Today was the first time I can remember that I awoke, startled by sadness. It had crept it sneakily, as most things do in a dream (i.e. your alarm going off). My dad had made a cameo in the dream just before, but I had almost laughed in that one.
I was walking down a familiar road. It was sunny and I think the leaves were just starting to change color to signify the coming of Fall. I arrive at a crossroads and gaze one hundred feet ahead of me to see that it’s my house. My Oak Brook house. I remember being kind of surprised that I had ended up here. What was I doing here? I felt a twang of pain in my chest. I thought I had already said my goodbyes to this house. I didn’t really ever want to see it again. But my eyes linger as they see the right garage door is open. “Hmm, that’s weird,” I thought, “I wonder who it could be.”

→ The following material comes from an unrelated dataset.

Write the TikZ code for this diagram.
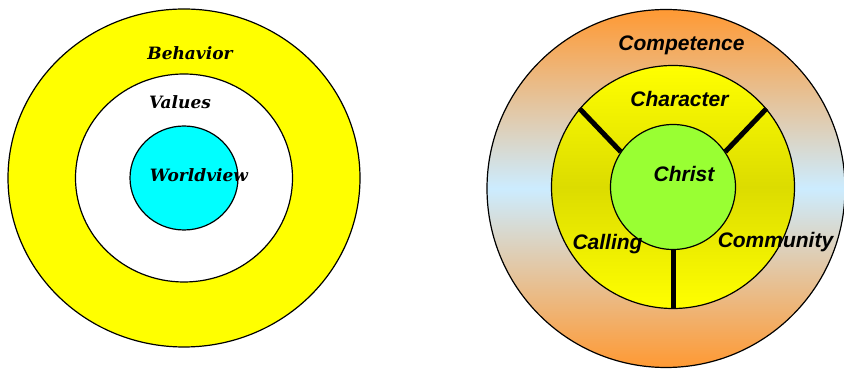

All of a sudden, I’m standing in a foot of snow and everything around me is covered in a sea of white as far as the eye could see. For some reason I knew to look behind me, but still jumped when I see it is my dad’s caretaker in her car. She flashes me her toothy grin and gives me an enthusiastic wave. I am ecstatic to see her because I have missed her, but mostly because her presence eased the eeriness I was feeling just moments before. I give her an enthusiastic wave back and motion towards the house. I tread through the snow towards the driveway; focused on getting a shovel to help clear the driveway for my dad’s caretaker.

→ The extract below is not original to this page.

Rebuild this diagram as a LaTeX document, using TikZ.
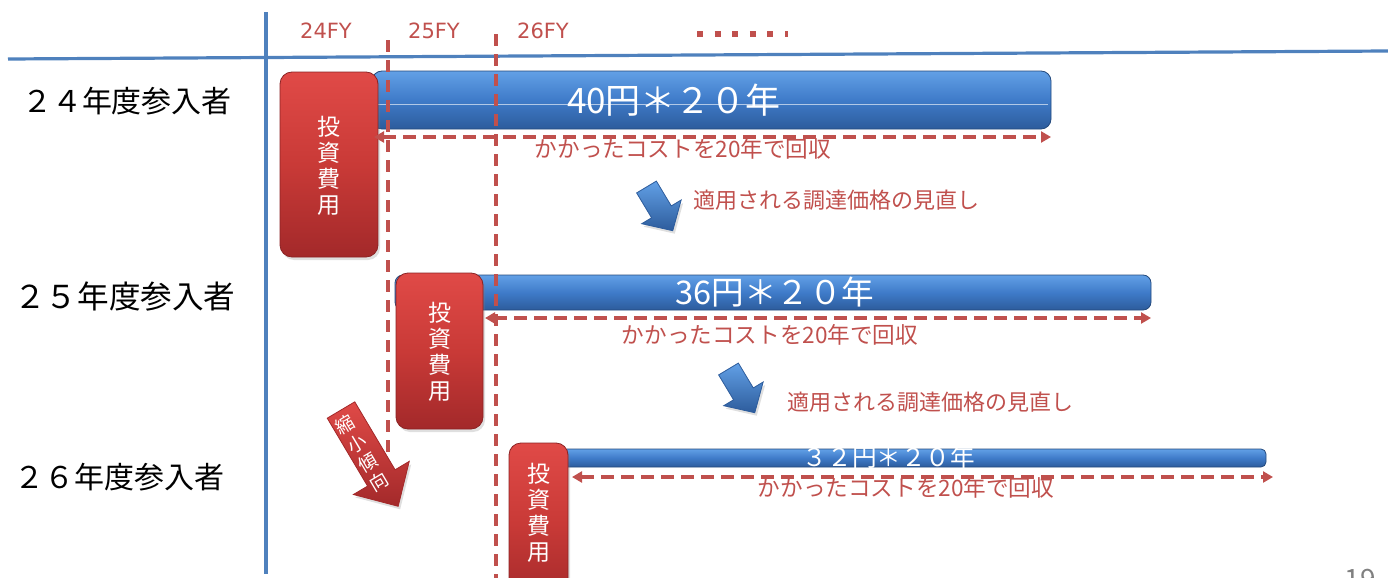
\documentclass[tikz,border=0pt]{standalone}
\usepackage{fontspec}
\setmainfont{Noto Sans CJK JP}
\newfontfamily\fyfont{DejaVu Sans}
\usetikzlibrary{arrows.meta,shadows}
\definecolor{axisblue}{HTML}{4F81BD}
\definecolor{accred}{HTML}{C0504D}
\definecolor{bartop}{HTML}{62A0E6}
\definecolor{barmid}{HTML}{3F7BC9}
\definecolor{barbot}{HTML}{2D5C9C}
\definecolor{boxtop}{HTML}{E04A47}
\definecolor{boxmid}{HTML}{C93A37}
\definecolor{boxbot}{HTML}{A3292A}
\begin{document}
\begin{tikzpicture}[x=0.5pt,y=-0.5pt,
  axisline/.style={draw=axisblue,line width=1.6pt},
  yearline/.style={draw=accred,line width=1.6pt,dash pattern=on 6pt off 4pt},
  costarrow/.style={draw=accred,line width=1.6pt,dash pattern=on 6.5pt off 3.5pt,{Triangle[length=5pt,width=5.5pt]}-{Triangle[length=5pt,width=5.5pt]}},
  rowlabel/.style={font=\fontsize{15}{18}\selectfont,text=black},
  fylabel/.style={font=\fyfont\fontsize{10.5}{12}\selectfont,text=accred},
  costtext/.style={font=\fontsize{11.3}{13}\selectfont,text=accred},
  reviewtext/.style={font=\fontsize{11}{13}\selectfont,text=accred,anchor=west},
  bartext/.style={font=\fontsize{17.5}{19}\selectfont,text=white},
  investtext/.style={font=\fontsize{11.5}{13}\selectfont,text=white,align=center},
  barfill/.style={top color=bartop,bottom color=barbot,middle color=barmid,draw=barbot!80!black,line width=0.4pt},
  boxfill/.style={top color=boxtop,bottom color=boxbot,middle color=boxmid,draw=boxbot!85!black,line width=0.4pt,
     drop shadow={opacity=0.25,shadow xshift=1pt,shadow yshift=-1.5pt}},
  bluearrow/.style={top color=bartop,bottom color=barbot,draw=barbot,line width=0.4pt,
     drop shadow={opacity=0.25,shadow xshift=1pt,shadow yshift=-1.5pt}},
  redarrow/.style={top color=boxtop,bottom color=boxbot,draw=boxbot,line width=0.4pt,
     drop shadow={opacity=0.25,shadow xshift=1pt,shadow yshift=-1.5pt}}
]
\useasboundingbox (0,0) rectangle (1388,578);

% axes
\coordinate (vtop) at (266,12);
\coordinate (vbot) at (266,574);
\coordinate (hleft) at (8,59);
\coordinate (hright) at (1388,51);
\draw[axisline] (vtop) -- (vbot);
\draw[axisline] (hleft) -- (hright);

% fiscal year labels
\node[fylabel] (fy24) at (326,31) {24FY};
\node[fylabel] (fy25) at (434,31) {25FY};
\node[fylabel] (fy26) at (543,31) {26FY};
\coordinate (dotsA) at (697,34);
\coordinate (dotsB) at (788,34);
\draw[draw=accred,line width=3pt,dash pattern=on 3pt off 5.8pt] (dotsA) -- (dotsB);

% row labels
\node[rowlabel] (r24) at (127,101) {２４年度参入者};
\node[rowlabel,font=\fontsize{15.8}{18}\selectfont] (r25) at (125,297) {２５年度参入者};
\node[rowlabel] (r26) at (120,477) {２６年度参入者};

% year dashed lines
\coordinate (y25top) at (388,40);
\coordinate (y25bot) at (388,452);
\coordinate (y26top) at (496,34);
\coordinate (y26bot) at (496,580);

% ---------- row 1 ----------
\path[barfill,rounded corners=5pt] (372,71) -- (1051,71) -- (1051,129) -- (372,129) -- cycle;
\draw[white,opacity=0.6,line width=0.4pt] (282,104) -- (1048,104);
\node[bartext] (b24) at (674,100) {40円＊２０年};
\node[boxfill,rounded corners=6pt,minimum width=49pt,minimum height=92.5pt,inner sep=0pt] (box24) at (329,164.5) {};
\node[investtext] (t24) at (329,166) {投\\資\\費\\用};
\coordinate (c24l) at (374,137);
\coordinate (c24r) at (1051,137);
\node[costtext] (k24) at (683,149) {かかったコストを20年で回収};

% ---------- row 2 ----------
\path[barfill,rounded corners=4pt] (395,275) -- (1151,275) -- (1151,310) -- (395,310) -- cycle;
\node[bartext,font=\fontsize{16.3}{18}\selectfont] (b25) at (775,292) {36円＊２０年};
\node[boxfill,rounded corners=6pt,minimum width=43.5pt,minimum height=78pt,inner sep=0pt] (box25) at (439.5,351) {};
\node[investtext] (t25) at (440,352) {投\\資\\費\\用};
\coordinate (c25l) at (485,318);
\coordinate (c25r) at (1151,318);
\node[costtext] (k25) at (770,335) {かかったコストを20年で回収};

% ---------- row 3 ----------
\path[barfill,rounded corners=2.5pt] (562,449) -- (1266,449) -- (1266,467) -- (562,467) -- cycle;
\node[bartext,font=\fontsize{12.3}{14}\selectfont] (b26) at (889,457) {３２円＊２０年};
\node[boxfill,rounded corners=6pt,minimum width=29.5pt,minimum height=80pt,inner sep=0pt] (box26) at (538.5,523) {};
\node[investtext] (t26) at (539,513) {投\\資\\費\\用};
\coordinate (c26l) at (572,477);
\coordinate (c26r) at (1273,477);
\node[costtext] (k26) at (906,488) {かかったコストを20年で回収};

% dashed year lines and cost arrows
\draw[yearline] (y25top) -- (y25bot);
\draw[yearline] (y26top) -- (y26bot);
\draw[costarrow] (c24l) -- (c24r);
\draw[costarrow] (c25l) -- (c25r);
\draw[costarrow] (c26l) -- (c26r);

% review arrows
\begin{scope}[shift={(646.5,187)},rotate=-59]
  \path[bluearrow] (0,-11.5) -- (29,-11.5) -- (29,-23) -- (51,0) -- (29,23) -- (29,11.5) -- (0,11.5) -- cycle;
\end{scope}
\node[reviewtext] (rv1) at (686,200) {適用される調達価格の見直し};
\begin{scope}[shift={(728.5,369)},rotate=-59]
  \path[bluearrow] (0,-11.5) -- (29,-11.5) -- (29,-23) -- (51,0) -- (29,23) -- (29,11.5) -- (0,11.5) -- cycle;
\end{scope}
\node[reviewtext] (rv2) at (780,402) {適用される調達価格の見直し};

% shrinking trend arrow
\begin{scope}[shift={(341,410)},rotate=-59.3]
  \path[redarrow] (0,-16) -- (79,-16) -- (79,-32.5) -- (112,0) -- (79,32.5) -- (79,16) -- (0,16) -- cycle;
\end{scope}
\node[font=\fontsize{9.3}{11}\selectfont,text=white,align=center,rotate=30.7] (shrink) at (362,453) {縮\\小\\傾\\向};

% page number
\node[font=\fontsize{14}{16}\selectfont,text=gray] (pg) at (1360,580) {19};
\end{tikzpicture}
\end{document}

I reach the driveway and it is now Spring. I don’t miss a step and head straight for the mailbox. I glance up before I open it to see that my dad’s caretaker is out on the driveway setting some tables up. Open. Reach. Grab. Retrieve. Close. I look down at my hands. A small, flat, cardboard box with the silhouette of a bouquet of flowers. It’s from a bank of my dad’s and printed in some loopy cursive are some words synonymous with “sorry for your loss.” I almost giggle at the sight of a bouquet of flowers in a box like that until it hits me what was printed on the box. That eeriness is creeping up on me again. I try to brush it off as I look at the mail underneath the flowers. A letter from a bank and I didn’t even bother to find out what it was about. I walk back up the driveway to my dad’s caretaker to show her the mail and these boxed flowers.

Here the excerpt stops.